* [Problem to work on] Take the listing and print it in full, exactly as given.

* [Stored data]
--------------------------------

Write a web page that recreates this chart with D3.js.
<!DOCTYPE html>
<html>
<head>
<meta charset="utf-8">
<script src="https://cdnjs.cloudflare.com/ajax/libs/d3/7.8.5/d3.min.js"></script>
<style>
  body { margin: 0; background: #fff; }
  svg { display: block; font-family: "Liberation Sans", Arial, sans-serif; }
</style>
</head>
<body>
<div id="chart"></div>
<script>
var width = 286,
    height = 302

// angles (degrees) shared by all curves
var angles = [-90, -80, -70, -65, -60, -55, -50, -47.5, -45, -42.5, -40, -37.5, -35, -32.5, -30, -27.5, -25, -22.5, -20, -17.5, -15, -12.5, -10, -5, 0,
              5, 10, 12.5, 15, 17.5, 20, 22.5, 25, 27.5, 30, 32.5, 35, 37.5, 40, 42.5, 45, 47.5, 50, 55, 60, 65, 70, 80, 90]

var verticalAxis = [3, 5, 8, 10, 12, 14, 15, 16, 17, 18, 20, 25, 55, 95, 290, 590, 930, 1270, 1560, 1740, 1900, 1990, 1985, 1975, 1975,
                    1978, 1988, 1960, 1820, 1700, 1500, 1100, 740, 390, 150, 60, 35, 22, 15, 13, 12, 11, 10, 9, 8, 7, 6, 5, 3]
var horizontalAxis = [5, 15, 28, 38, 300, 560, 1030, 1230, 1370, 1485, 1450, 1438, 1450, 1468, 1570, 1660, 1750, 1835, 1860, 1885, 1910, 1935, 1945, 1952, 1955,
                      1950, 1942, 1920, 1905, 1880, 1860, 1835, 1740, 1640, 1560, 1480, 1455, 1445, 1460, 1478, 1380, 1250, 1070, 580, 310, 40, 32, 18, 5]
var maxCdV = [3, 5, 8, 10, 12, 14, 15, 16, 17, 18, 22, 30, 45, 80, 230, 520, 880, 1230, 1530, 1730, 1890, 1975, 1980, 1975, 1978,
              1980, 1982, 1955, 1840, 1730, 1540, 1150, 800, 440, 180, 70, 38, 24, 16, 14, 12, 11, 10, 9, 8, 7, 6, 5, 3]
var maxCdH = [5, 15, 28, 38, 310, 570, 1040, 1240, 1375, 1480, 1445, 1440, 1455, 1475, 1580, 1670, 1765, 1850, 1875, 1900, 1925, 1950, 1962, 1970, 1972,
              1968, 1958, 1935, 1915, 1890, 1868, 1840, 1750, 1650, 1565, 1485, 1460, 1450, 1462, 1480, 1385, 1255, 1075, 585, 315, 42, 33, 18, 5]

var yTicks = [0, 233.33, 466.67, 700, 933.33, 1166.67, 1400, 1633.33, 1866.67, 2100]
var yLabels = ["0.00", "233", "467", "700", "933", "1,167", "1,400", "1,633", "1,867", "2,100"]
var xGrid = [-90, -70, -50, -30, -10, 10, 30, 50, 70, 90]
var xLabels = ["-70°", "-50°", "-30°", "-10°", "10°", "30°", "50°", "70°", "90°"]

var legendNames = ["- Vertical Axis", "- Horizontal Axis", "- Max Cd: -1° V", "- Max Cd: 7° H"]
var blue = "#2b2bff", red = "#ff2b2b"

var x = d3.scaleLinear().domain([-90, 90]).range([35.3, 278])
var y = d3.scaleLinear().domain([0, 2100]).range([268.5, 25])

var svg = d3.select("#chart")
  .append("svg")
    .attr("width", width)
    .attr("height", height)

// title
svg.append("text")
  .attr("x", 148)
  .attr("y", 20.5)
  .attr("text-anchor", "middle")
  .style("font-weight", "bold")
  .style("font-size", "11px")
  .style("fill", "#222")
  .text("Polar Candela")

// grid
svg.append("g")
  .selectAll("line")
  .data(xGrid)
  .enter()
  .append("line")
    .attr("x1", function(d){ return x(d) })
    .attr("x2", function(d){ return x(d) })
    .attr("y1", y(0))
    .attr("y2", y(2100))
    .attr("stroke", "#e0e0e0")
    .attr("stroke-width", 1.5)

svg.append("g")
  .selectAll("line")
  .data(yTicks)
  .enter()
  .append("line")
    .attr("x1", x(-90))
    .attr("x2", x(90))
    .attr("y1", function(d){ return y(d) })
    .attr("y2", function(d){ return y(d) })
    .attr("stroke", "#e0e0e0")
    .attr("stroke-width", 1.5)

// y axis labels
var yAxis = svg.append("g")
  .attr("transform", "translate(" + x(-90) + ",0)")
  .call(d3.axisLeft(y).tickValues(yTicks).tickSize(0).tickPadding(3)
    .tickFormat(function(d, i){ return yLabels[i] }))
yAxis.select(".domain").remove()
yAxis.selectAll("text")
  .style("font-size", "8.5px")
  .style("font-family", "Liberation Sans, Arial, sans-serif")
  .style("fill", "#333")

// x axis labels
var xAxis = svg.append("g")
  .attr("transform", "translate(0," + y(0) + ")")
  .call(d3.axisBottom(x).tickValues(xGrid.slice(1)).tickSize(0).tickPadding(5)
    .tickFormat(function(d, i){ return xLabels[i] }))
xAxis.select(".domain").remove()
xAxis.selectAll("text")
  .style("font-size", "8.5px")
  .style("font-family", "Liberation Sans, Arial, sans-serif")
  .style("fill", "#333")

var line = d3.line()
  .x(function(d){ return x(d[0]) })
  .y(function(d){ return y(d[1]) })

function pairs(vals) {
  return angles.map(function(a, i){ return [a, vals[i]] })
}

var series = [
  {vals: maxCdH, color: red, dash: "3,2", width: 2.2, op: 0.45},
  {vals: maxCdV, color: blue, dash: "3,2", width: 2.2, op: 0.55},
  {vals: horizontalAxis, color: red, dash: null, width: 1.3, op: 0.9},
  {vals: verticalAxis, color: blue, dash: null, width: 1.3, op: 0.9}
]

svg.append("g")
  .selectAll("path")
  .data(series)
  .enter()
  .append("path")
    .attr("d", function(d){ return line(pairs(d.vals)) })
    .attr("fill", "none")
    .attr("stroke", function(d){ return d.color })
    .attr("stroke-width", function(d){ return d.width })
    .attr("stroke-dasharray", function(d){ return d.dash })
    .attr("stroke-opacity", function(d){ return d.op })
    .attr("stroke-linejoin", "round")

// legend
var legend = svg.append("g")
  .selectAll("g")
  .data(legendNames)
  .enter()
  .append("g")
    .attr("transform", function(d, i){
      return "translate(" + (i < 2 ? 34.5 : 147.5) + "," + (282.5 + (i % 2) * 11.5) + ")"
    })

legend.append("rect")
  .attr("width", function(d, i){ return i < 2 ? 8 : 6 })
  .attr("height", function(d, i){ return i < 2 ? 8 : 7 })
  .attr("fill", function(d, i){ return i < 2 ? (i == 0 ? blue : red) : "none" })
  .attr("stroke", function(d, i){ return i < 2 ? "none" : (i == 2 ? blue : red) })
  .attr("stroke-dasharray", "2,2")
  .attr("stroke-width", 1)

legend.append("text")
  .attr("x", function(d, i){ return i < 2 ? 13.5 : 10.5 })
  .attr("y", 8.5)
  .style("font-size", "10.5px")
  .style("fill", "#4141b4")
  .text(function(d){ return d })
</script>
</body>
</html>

--------------------------------

* [Solution to this exercise]
Write a web page that recreates this chart with D3.js.
<!DOCTYPE html>
<html>
<head>
<meta charset="utf-8">
<script src="https://cdnjs.cloudflare.com/ajax/libs/d3/7.8.5/d3.min.js"></script>
<style>
  body { margin: 0; background: #fff; }
  svg { display: block; font-family: "Liberation Sans", Arial, sans-serif; }
</style>
</head>
<body>
<div id="chart"></div>
<script>
var width = 286,
    height = 302

// angles (degrees) shared by all curves
var angles = [-90, -80, -70, -65, -60, -55, -50, -47.5, -45, -42.5, -40, -37.5, -35, -32.5, -30, -27.5, -25, -22.5, -20, -17.5, -15, -12.5, -10, -5, 0,
              5, 10, 12.5, 15, 17.5, 20, 22.5, 25, 27.5, 30, 32.5, 35, 37.5, 40, 42.5, 45, 47.5, 50, 55, 60, 65, 70, 80, 90]

var verticalAxis = [3, 5, 8, 10, 12, 14, 15, 16, 17, 18, 20, 25, 55, 95, 290, 590, 930, 1270, 1560, 1740, 1900, 1990, 1985, 1975, 1975,
                    1978, 1988, 1960, 1820, 1700, 1500, 1100, 740, 390, 150, 60, 35, 22, 15, 13, 12, 11, 10, 9, 8, 7, 6, 5, 3]
var horizontalAxis = [5, 15, 28, 38, 300, 560, 1030, 1230, 1370, 1485, 1450, 1438, 1450, 1468, 1570, 1660, 1750, 1835, 1860, 1885, 1910, 1935, 1945, 1952, 1955,
                      1950, 1942, 1920, 1905, 1880, 1860, 1835, 1740, 1640, 1560, 1480, 1455, 1445, 1460, 1478, 1380, 1250, 1070, 580, 310, 40, 32, 18, 5]
var maxCdV = [3, 5, 8, 10, 12, 14, 15, 16, 17, 18, 22, 30, 45, 80, 230, 520, 880, 1230, 1530, 1730, 1890, 1975, 1980, 1975, 1978,
              1980, 1982, 1955, 1840, 1730, 1540, 1150, 800, 440, 180, 70, 38, 24, 16, 14, 12, 11, 10, 9, 8, 7, 6, 5, 3]
var maxCdH = [5, 15, 28, 38, 310, 570, 1040, 1240, 1375, 1480, 1445, 1440, 1455, 1475, 1580, 1670, 1765, 1850, 1875, 1900, 1925, 1950, 1962, 1970, 1972,
              1968, 1958, 1935, 1915, 1890, 1868, 1840, 1750, 1650, 1565, 1485, 1460, 1450, 1462, 1480, 1385, 1255, 1075, 585, 315, 42, 33, 18, 5]

var yTicks = [0, 233.33, 466.67, 700, 933.33, 1166.67, 1400, 1633.33, 1866.67, 2100]
var yLabels = ["0.00", "233", "467", "700", "933", "1,167", "1,400", "1,633", "1,867", "2,100"]
var xGrid = [-90, -70, -50, -30, -10, 10, 30, 50, 70, 90]
var xLabels = ["-70°", "-50°", "-30°", "-10°", "10°", "30°", "50°", "70°", "90°"]

var legendNames = ["- Vertical Axis", "- Horizontal Axis", "- Max Cd: -1° V", "- Max Cd: 7° H"]
var blue = "#2b2bff", red = "#ff2b2b"

var x = d3.scaleLinear().domain([-90, 90]).range([35.3, 278])
var y = d3.scaleLinear().domain([0, 2100]).range([268.5, 25])

var svg = d3.select("#chart")
  .append("svg")
    .attr("width", width)
    .attr("height", height)

// title
svg.append("text")
  .attr("x", 148)
  .attr("y", 20.5)
  .attr("text-anchor", "middle")
  .style("font-weight", "bold")
  .style("font-size", "11px")
  .style("fill", "#222")
  .text("Polar Candela")

// grid
svg.append("g")
  .selectAll("line")
  .data(xGrid)
  .enter()
  .append("line")
    .attr("x1", function(d){ return x(d) })
    .attr("x2", function(d){ return x(d) })
    .attr("y1", y(0))
    .attr("y2", y(2100))
    .attr("stroke", "#e0e0e0")
    .attr("stroke-width", 1.5)

svg.append("g")
  .selectAll("line")
  .data(yTicks)
  .enter()
  .append("line")
    .attr("x1", x(-90))
    .attr("x2", x(90))
    .attr("y1", function(d){ return y(d) })
    .attr("y2", function(d){ return y(d) })
    .attr("stroke", "#e0e0e0")
    .attr("stroke-width", 1.5)

// y axis labels
var yAxis = svg.append("g")
  .attr("transform", "translate(" + x(-90) + ",0)")
  .call(d3.axisLeft(y).tickValues(yTicks).tickSize(0).tickPadding(3)
    .tickFormat(function(d, i){ return yLabels[i] }))
yAxis.select(".domain").remove()
yAxis.selectAll("text")
  .style("font-size", "8.5px")
  .style("font-family", "Liberation Sans, Arial, sans-serif")
  .style("fill", "#333")

// x axis labels
var xAxis = svg.append("g")
  .attr("transform", "translate(0," + y(0) + ")")
  .call(d3.axisBottom(x).tickValues(xGrid.slice(1)).tickSize(0).tickPadding(5)
    .tickFormat(function(d, i){ return xLabels[i] }))
xAxis.select(".domain").remove()
xAxis.selectAll("text")
  .style("font-size", "8.5px")
  .style("font-family", "Liberation Sans, Arial, sans-serif")
  .style("fill", "#333")

var line = d3.line()
  .x(function(d){ return x(d[0]) })
  .y(function(d){ return y(d[1]) })

function pairs(vals) {
  return angles.map(function(a, i){ return [a, vals[i]] })
}

var series = [
  {vals: maxCdH, color: red, dash: "3,2", width: 2.2, op: 0.45},
  {vals: maxCdV, color: blue, dash: "3,2", width: 2.2, op: 0.55},
  {vals: horizontalAxis, color: red, dash: null, width: 1.3, op: 0.9},
  {vals: verticalAxis, color: blue, dash: null, width: 1.3, op: 0.9}
]

svg.append("g")
  .selectAll("path")
  .data(series)
  .enter()
  .append("path")
    .attr("d", function(d){ return line(pairs(d.vals)) })
    .attr("fill", "none")
    .attr("stroke", function(d){ return d.color })
    .attr("stroke-width", function(d){ return d.width })
    .attr("stroke-dasharray", function(d){ return d.dash })
    .attr("stroke-opacity", function(d){ return d.op })
    .attr("stroke-linejoin", "round")

// legend
var legend = svg.append("g")
  .selectAll("g")
  .data(legendNames)
  .enter()
  .append("g")
    .attr("transform", function(d, i){
      return "translate(" + (i < 2 ? 34.5 : 147.5) + "," + (282.5 + (i % 2) * 11.5) + ")"
    })

legend.append("rect")
  .attr("width", function(d, i){ return i < 2 ? 8 : 6 })
  .attr("height", function(d, i){ return i < 2 ? 8 : 7 })
  .attr("fill", function(d, i){ return i < 2 ? (i == 0 ? blue : red) : "none" })
  .attr("stroke", function(d, i){ return i < 2 ? "none" : (i == 2 ? blue : red) })
  .attr("stroke-dasharray", "2,2")
  .attr("stroke-width", 1)

legend.append("text")
  .attr("x", function(d, i){ return i < 2 ? 13.5 : 10.5 })
  .attr("y", 8.5)
  .style("font-size", "10.5px")
  .style("fill", "#4141b4")
  .text(function(d){ return d })
</script>
</body>
</html>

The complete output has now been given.